Ecobank Zimbabwe Limited posted a profit after tax of $22 million in 2017, representing a 123.4% increase from the $9.9 million profit the bank recorded in 2016.
In the year 2017, the bank introduced several groundbreaking technologies to reinforce its digital strategy with the bank’s digital transformation resulting in a lot of cost savings and increased efficiency that saw the streamlining of the bank’s physical branch network during the financial period by restructuring three unprofitable branches and replacing them with agency banking outlets.
By Pearson Mbendera
In the Managing Director’s Statement, Mr Moses Kurenjekwa said that the bank is pushing ahead with the digital transformation of all of its business lines and delivery channels, and that the initiatives have gone a long way in complementing the existing suite of electronic channels which allow customers of the Bank to access banking services outside physical branches.

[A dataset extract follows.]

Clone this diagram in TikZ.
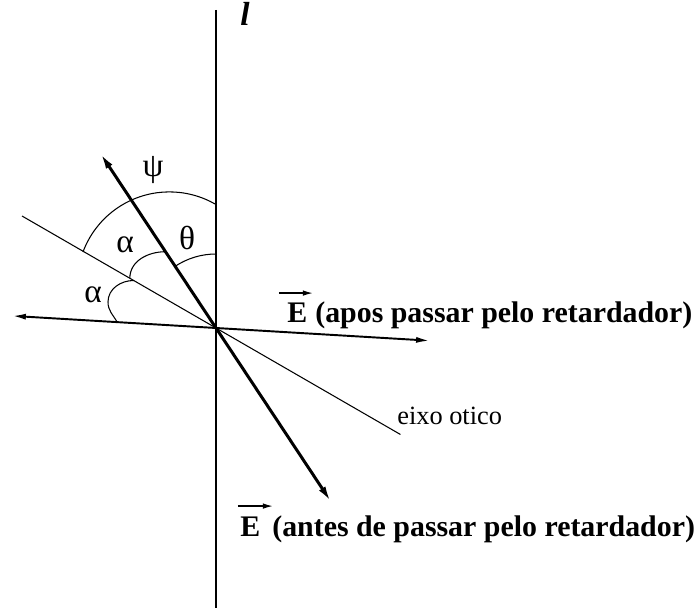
\documentclass[tikz,border=0pt]{standalone}
\usepackage{fontspec}
\setmainfont{Liberation Serif}
\usetikzlibrary{arrows.meta}

\begin{document}
\begin{tikzpicture}[
  lbl/.style={inner sep=0pt, font=\fontsize{19}{22}\selectfont},
  vlbl/.style={inner sep=0pt, anchor=base west, font=\fontsize{17}{20}\selectfont\bfseries},
  vecarr/.style={line width=0.8pt, -{Latex[length=0.2cm,width=0.11cm]}},
  arcline/.style={line width=0.6pt},
  twohead/.style={{Latex[length=#1,width=0.45*#1]}-{Latex[length=#1,width=0.45*#1]}}
]
  \useasboundingbox (-4.32,-5.62) rectangle (9.58,6.56);
  \coordinate (O) at (0,0);
  \coordinate (ltop) at (0,6.36);
  \coordinate (lbot) at (0,-5.6);
  \coordinate (psitip) at (123.5:4.2);
  \coordinate (Ebef) at (-56.5:4.18);
  \coordinate (eixoA) at (150:4.48);
  \coordinate (eixoB) at (-30:4.26);
  \coordinate (Eleft) at (176.6:4.08);
  \coordinate (Eright) at (-3.4:4.28);
  % axes
  \draw[line width=0.9pt] (ltop) -- (lbot);
  \draw[line width=0.6pt] (eixoA) -- (eixoB);
  \draw[line width=1.1pt,twohead=0.27cm] (Eleft) -- (Eright);
  \draw[line width=1.7pt,twohead=0.33cm] (psitip) -- (Ebef);
  % angles
  \draw[arcline] (-0.932,0.878) ++(60.3:1.844) arc[start angle=60.3, end angle=159.6, radius=1.844];
  \draw[arcline] (90:1.48) arc[start angle=90, end angle=123.5, radius=1.48];
  \draw[arcline] (123.5:1.83) to[out=180,in=90] (150:1.99);
  \draw[arcline] (150:1.9) to[out=180,in=90] (-2.16,0.52) to[out=-90,in=120] (176.6:1.98);
  \node[lbl] (psi) at (-1.26,3.16) {ψ};
  \node[lbl] (theta) at (-0.58,1.80) {θ};
  \node[lbl] (alphaA) at (-1.82,1.66) {α};
  \node[lbl] (alphaB) at (-2.46,0.66) {α};
  \node[lbl, font=\fontsize{19}{22}\selectfont\bfseries\itshape] (l) at (0.58,6.28) {l};
  \node[inner sep=0pt, anchor=base west, font=\fontsize{15}{18}\selectfont] (eixo) at (3.62,-1.94) {eixo otico};
  % vectors
  \node[vlbl] (Ea) at (1.42,0.10) {E};
  \node[vlbl] (apos) at (1.98,0.10) {(apos passar pelo retardador)};
  \draw[vecarr] ([shift={(-0.16,0.2)}]Ea.north west) -- ([shift={(0.52,0.2)}]Ea.north west);
  \node[vlbl] (Eb) at (0.48,-4.18) {E};
  \node[vlbl] (antes) at (1.12,-4.18) {(antes de passar pelo retardador)};
  \draw[vecarr] ([shift={(-0.04,0.22)}]Eb.north west) -- ([shift={(0.66,0.22)}]Eb.north west);
\end{tikzpicture}
\end{document}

“The Bank is pushing ahead with the digital transformation of all of its business lines and delivery channels. Our role as a provider of financial services has undergone a significant transformation in order to remain relevant and serve today’s clients. The transformational mobile phone penetration has also introduced new avenues to serve our clients,” said Mr Kurenjekwa.
Some of the technological initiatives the bank introduced last year include the Scan and Pay innovation through Masterpass and mVisa QR Codes, the KYC lyte account, and the bank also partnered with Visa to introduce domestic settlement in the Zimbabwe market among others.
The increase in profit was mainly attributed to a year-on-year increase of 851 per cent in Net Interest Income added to a 48 per cent year -on-year increase in Non-Interest Income. The increase in Net Interest Income was due to the increased investment in Treasury Bills from $611 million at the beginning of the year to 5185.2 million at the end of the year.
An interim dividend of $2.3 million was issued and paid to shareholders registered on the company’s books as at 30 September 2017. The bank had a capitalization of $77.3 million, which is above the prescribed minimum levels and well ahead of the RBZ approved capital plan.
The macroeconomic environment was dominated by the country’s negative balance of payments position arising from a net trade deficit of $1.5 billion which was a significant improvement from the $2.1 billion recorded in 2016.
Ecobank Board Chairman, Mr David Whatman reflected on 2017 as a positive year with the year’s continuing fine mix of problems and prospects providing both fertile ground for the ongoing review of strategies. He also said the bank was looking forward to the year 2018 with the bank’s digital platforms providing banking solutions that deliver service and meet customer transaction requirements.
“The bank remains positive about the prospects for further growth in its chosen niche markets and looks forward to 2018 with optimism as more customers are on-boarded onto our digital platforms and gain confidence in banking solutions that deliver service and meet customer transaction requirements,” said Mr Whatman.